++++ DATASET ROWS ++++
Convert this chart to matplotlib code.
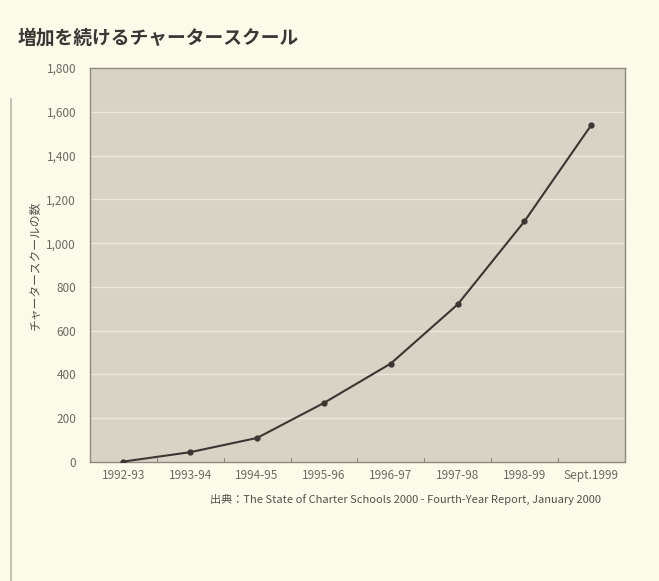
import matplotlib.pyplot as plt
from matplotlib.lines import Line2D

plt.rcParams['font.family'] = ['Noto Sans CJK JP', 'DejaVu Sans']

years = ['1992-93', '1993-94', '1994-95', '1995-96', '1996-97', '1997-98', '1998-99', 'Sept.1999']
schools = [2, 45, 110, 270, 450, 720, 1100, 1540]
yticks = [0, 200, 400, 600, 800, 1000, 1200, 1400, 1600, 1800]

fig = plt.figure(figsize=(6.59, 5.81), dpi=100, facecolor='#fcfbea')
ax = fig.add_axes([0.1366, 0.2048, 0.8114, 0.678])
ax.set_facecolor('#d9d3c5')

x = list(range(len(years)))
ax.plot(x, schools, color='#3b3631', lw=1.5, marker='o', ms=3.5, zorder=3)

ax.set_xlim(-0.5, len(years) - 0.5)
ax.set_ylim(0, 1800)
ax.set_yticks(yticks)
ax.set_yticklabels([f'{v:,}' for v in yticks])
ax.set_xticks(x)
ax.set_xticklabels(years)
ax.tick_params(axis='both', length=0, labelsize=8.5, labelcolor='#6e6a62')
ax.tick_params(axis='y', pad=10)
ax.tick_params(axis='x', pad=5)

# faint grid: horizontal lines every 200, category boundary ticks at the bottom
ax.grid(axis='y', color='#ece7dc', lw=1.0)
for b in range(len(years) - 1):
    ax.plot([b + 0.5, b + 0.5], [0, 18], color='#8d887d', lw=0.8)

for s in ax.spines.values():
    s.set_color('#8d887d')
    s.set_linewidth(1.0)

ax.set_ylabel('チャータースクールの数', fontsize=8.5, color='#55514a', labelpad=3)

fig.text(0.027, 0.925, '増加を続けるチャータースクール', fontsize=13.5, fontweight='bold',
         color='#3a3835')
fig.text(0.912, 0.135, '出典：The State of Charter Schools 2000 - Fourth-Year Report, January 2000',
         fontsize=8, color='#55514a', ha='right')

# page edge from the scan
fig.add_artist(Line2D([0.016, 0.016], [0.0, 0.83], color='#b8b8aa', lw=1.2))

fig.savefig('out.png', dpi=100, facecolor=fig.get_facecolor())
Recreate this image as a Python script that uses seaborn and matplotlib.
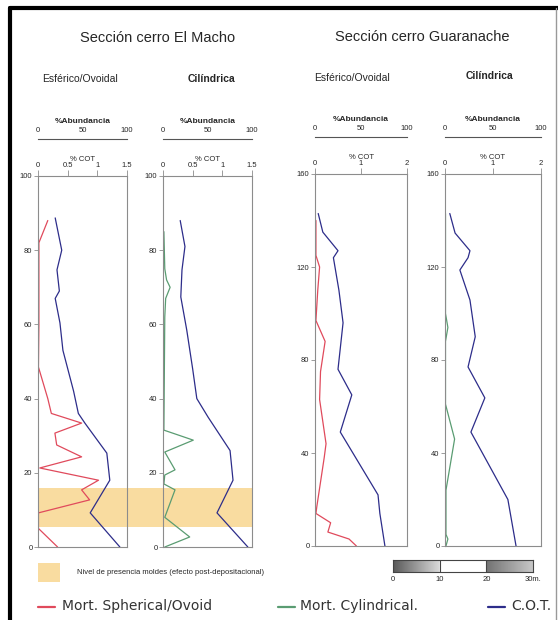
import numpy as np
import matplotlib.pyplot as plt
import matplotlib.transforms as mtransforms
from matplotlib.patches import Rectangle
from matplotlib.lines import Line2D
import seaborn as sns

# ---- data (depth in m, abundance in %, COT in %) ----
macho_sph_depth = [88, 82, 60, 48.5, 40, 36, 33.4, 30.7, 27.5, 24.3, 21.3, 18, 15.4, 12.7, 9.2, 5, 0]
macho_sph_abund = [11, 1, 1, 0.5, 11, 15, 49, 19, 21, 49, 2, 68, 49, 58, 0.5, 0.5, 22]
macho_sph_cot_depth = [88.7, 80, 74.7, 69, 67, 60.4, 53, 42, 36, 33.4, 25.3, 18, 9.2, 0]
macho_sph_cot = [0.29, 0.40, 0.32, 0.36, 0.29, 0.37, 0.42, 0.60, 0.68, 0.79, 1.16, 1.21, 0.88, 1.38]

macho_cyl_depth = [85, 75, 72, 70, 67, 62, 31.5, 28.8, 25.6, 20.8, 19.4, 17, 15.4, 8, 2.7, 0]
macho_cyl_abund = [1, 2, 4, 8, 3, 2, 1, 34, 2, 13.5, 2, 1, 13.5, 2, 30, 2]
macho_cyl_cot_depth = [88, 81, 74.7, 67.4, 58.5, 48, 40, 35, 26, 18, 9.2, 0]
macho_cyl_cot = [0.29, 0.37, 0.32, 0.30, 0.40, 0.50, 0.57, 0.76, 1.13, 1.18, 0.91, 1.43]

guar_sph_depth = [140, 125, 120, 110, 97, 88, 75, 63, 44, 38, 17, 14, 10, 6, 3, 0]
guar_sph_abund = [1, 1, 5, 3, 1, 11, 6, 5, 12, 10, 2, 1, 17, 14, 37, 45]
guar_sph_cot_depth = [143, 135, 127, 124, 110, 96, 76, 65, 49, 22, 14, 0]
guar_sph_cot = [0.07, 0.17, 0.50, 0.40, 0.52, 0.61, 0.50, 0.80, 0.55, 1.37, 1.41, 1.52]

guar_cyl_depth = [143, 100, 94, 88, 61, 46, 24, 5, 3, 0]
guar_cyl_abund = [0.5, 0.5, 3, 0.5, 0.5, 10, 1, 1, 3, 1]
guar_cyl_cot_depth = [143, 134.6, 127, 124, 118.7, 105.8, 90, 77, 63.7, 49, 20, 0]
guar_cyl_cot = [0.10, 0.21, 0.52, 0.48, 0.31, 0.52, 0.63, 0.48, 0.83, 0.54, 1.31, 1.48]

mold_band = [5.5, 16]          # depth range of mold level (El Macho)
abund_ticks = [0, 50, 100]
macho_yticks = [0, 20, 40, 60, 80, 100]
guar_yticks = [0, 40, 80, 120, 160]
macho_cot_ticks = [0, 0.5, 1, 1.5]
guar_cot_ticks = [0, 1, 2]
scale_ticks = [0, 10, 20, 30]
scale_labels = ['0', '10', '20', '30m.']

RED = '#e04a5c'
GREEN = '#5a9c72'
BLUE = '#2d2d8a'
FRAME = '#8c8c8c'

sns.set_theme(style='white')
plt.rcParams['font.family'] = ['Liberation Sans Narrow', 'Liberation Sans', 'DejaVu Sans']

W, H = 558, 620
fig = plt.figure(figsize=(W / 100, H / 100), dpi=100)


def fx(px):
    return px / W


def fy(py):
    return 1 - py / H


def make_panel(x0, x1, ytop, ybot, ymax, yticks, cot_max, cot_ticks):
    ax = fig.add_axes([fx(x0), fy(ybot), fx(x1 - x0), (ybot - ytop) / H])
    ax.set_facecolor('none')
    ax.set_xlim(0, 100)
    ax.set_ylim(0, ymax)
    ax.set_yticks(yticks)
    ax.tick_params(axis='y', left=True, length=3, width=0.6, color=FRAME, labelsize=5.5, pad=1)

    ax2 = ax.twiny()
    ax2.set_facecolor('none')
    ax2.set_xlim(0, cot_max)
    ax2.set_xticks(cot_ticks)
    ax2.set_xticklabels([f'{t:g}' for t in cot_ticks])
    ax2.tick_params(axis='x', top=True, bottom=False, length=4, width=0.6, color=FRAME,
                    labelsize=5.5, pad=1)
    for s in ['left', 'bottom', 'right']:
        ax2.spines[s].set_visible(False)
    ax2.spines['top'].set_color(FRAME)
    ax2.spines['top'].set_linewidth(0.8)

    # abundance scale sits on a detached top spine (twiny resets it to bottom)
    ax.xaxis.set_ticks_position('top')
    ax.xaxis.set_label_position('top')
    ax.spines['top'].set_position(('outward', 27))
    ax.set_xticks(abund_ticks)
    ax.tick_params(axis='x', top=True, bottom=False, labeltop=True, labelbottom=False,
                   length=0, labelsize=5.5, pad=3)
    for s in ax.spines.values():
        s.set_color(FRAME)
        s.set_linewidth(0.8)
    ax.spines['top'].set_color('#555555')
    return ax, ax2


def draw(ax, x, y, color):
    sns.lineplot(x=x, y=y, ax=ax, sort=False, estimator=None, orient='y',
                 color=color, lw=0.9, legend=False)


p1, p1c = make_panel(38, 127, 176, 547, 100, macho_yticks, 1.5, macho_cot_ticks)
p2, p2c = make_panel(163, 252, 176, 547, 100, macho_yticks, 1.5, macho_cot_ticks)
p3, p3c = make_panel(315, 407, 174, 546, 160, guar_yticks, 2, guar_cot_ticks)
p4, p4c = make_panel(445, 541, 174, 546, 160, guar_yticks, 2, guar_cot_ticks)

draw(p1, macho_sph_abund, macho_sph_depth, RED)
draw(p1c, macho_sph_cot, macho_sph_cot_depth, BLUE)
draw(p2, macho_cyl_abund, macho_cyl_depth, GREEN)
draw(p2c, macho_cyl_cot, macho_cyl_cot_depth, BLUE)
draw(p3, guar_sph_abund, guar_sph_depth, RED)
draw(p3c, guar_sph_cot, guar_sph_cot_depth, BLUE)
draw(p4, guar_cyl_abund, guar_cyl_depth, GREEN)
draw(p4c, guar_cyl_cot, guar_cyl_cot_depth, BLUE)

for a in [p1, p2, p3, p4]:
    a.set_xlabel('%Abundancia', fontsize=6, fontweight='bold', labelpad=3)
    a.set_ylabel('')
for a in [p1c, p2c, p3c, p4c]:
    a.set_xlabel('% COT', fontsize=5.5, labelpad=1)
    a.set_ylabel('')

# mold level band across both El Macho panels
trans = mtransforms.blended_transform_factory(fig.transFigure, p1.transData)
fig.patches.append(Rectangle((fx(38), mold_band[0]), fx(252 - 38), mold_band[1] - mold_band[0],
                             transform=trans, facecolor='#f9dca0', edgecolor='none', zorder=-1))

# titles
fig.text(fx(158), fy(38), 'Sección cerro El Macho', ha='center', va='center', fontsize=10.5)
fig.text(fx(422), fy(37), 'Sección cerro Guaranache', ha='center', va='center', fontsize=10.5)
fig.text(fx(80), fy(79), 'Esférico/Ovoidal', ha='center', va='center', fontsize=7.5)
fig.text(fx(212), fy(79), 'Cilíndrica', ha='center', va='center', fontsize=7.5, fontweight='bold')
fig.text(fx(352), fy(78), 'Esférico/Ovoidal', ha='center', va='center', fontsize=7.5)
fig.text(fx(490), fy(76), 'Cilíndrica', ha='center', va='center', fontsize=7.5, fontweight='bold')

# mold legend
fig.patches.append(Rectangle((fx(38), fy(582)), fx(22), 19 / H, transform=fig.transFigure,
                             facecolor='#f9dca0', edgecolor='none'))
fig.text(fx(77), fy(573), 'Nivel de presencia moldes (efecto post-depositacional)',
         ha='left', va='center', fontsize=5.5)

# scale bar
sb = fig.add_axes([fx(393), fy(572), fx(140), 12 / H])
seg = np.concatenate([np.linspace(0.35, 0.85, 100), np.ones(100), np.linspace(0.45, 0.78, 100)])
sb.imshow(seg[np.newaxis, :], cmap='gray', vmin=0, vmax=1, aspect='auto',
          extent=[scale_ticks[0], scale_ticks[-1], 0, 1])
for t in scale_ticks[1:-1]:
    sb.axvline(t, color='#444444', lw=0.8)
sb.set_yticks([])
sb.set_xticks(scale_ticks)
sb.set_xticklabels(scale_labels)
sb.tick_params(axis='x', bottom=True, length=0, labelsize=5.5, pad=3)
for s in sb.spines.values():
    s.set_color('#444444')
    s.set_linewidth(0.8)

# bottom legend
leg_items = [(38, 62, RED, 'Mort. Spherical/Ovoid'),
             (278, 300, GREEN, 'Mort. Cylindrical.'),
             (488, 511, BLUE, 'C.O.T.')]
for x0, xt, c, lab in leg_items:
    fig.add_artist(Line2D([fx(x0), fx(x0 + 17)], [fy(607)] * 2, color=c, lw=1.6))
    fig.text(fx(xt), fy(606), lab, ha='left', va='center', fontsize=10, family='DejaVu Sans',
             color='#333333')

# outer frame
fig.add_artist(Line2D([fx(10), 1], [fy(8)] * 2, color='black', lw=3))
fig.add_artist(Line2D([fx(10)] * 2, [fy(8), 0], color='black', lw=3))
fig.add_artist(Line2D([fx(556)] * 2, [fy(8), 0], color='#999999', lw=1))

fig.savefig('out.png', dpi=100)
++++
#### TASK OBJECTIVE
Please reproduce the listing exactly from its opening line through the line that contains "plt.rcParams['font.family'] = ['Noto", both included, with all pictures omitted.

#### EXPECTED OUTPUT
Convert this chart to matplotlib code.
import matplotlib.pyplot as plt
from matplotlib.lines import Line2D

plt.rcParams['font.family'] = ['Noto Sans CJK JP', 'DejaVu Sans']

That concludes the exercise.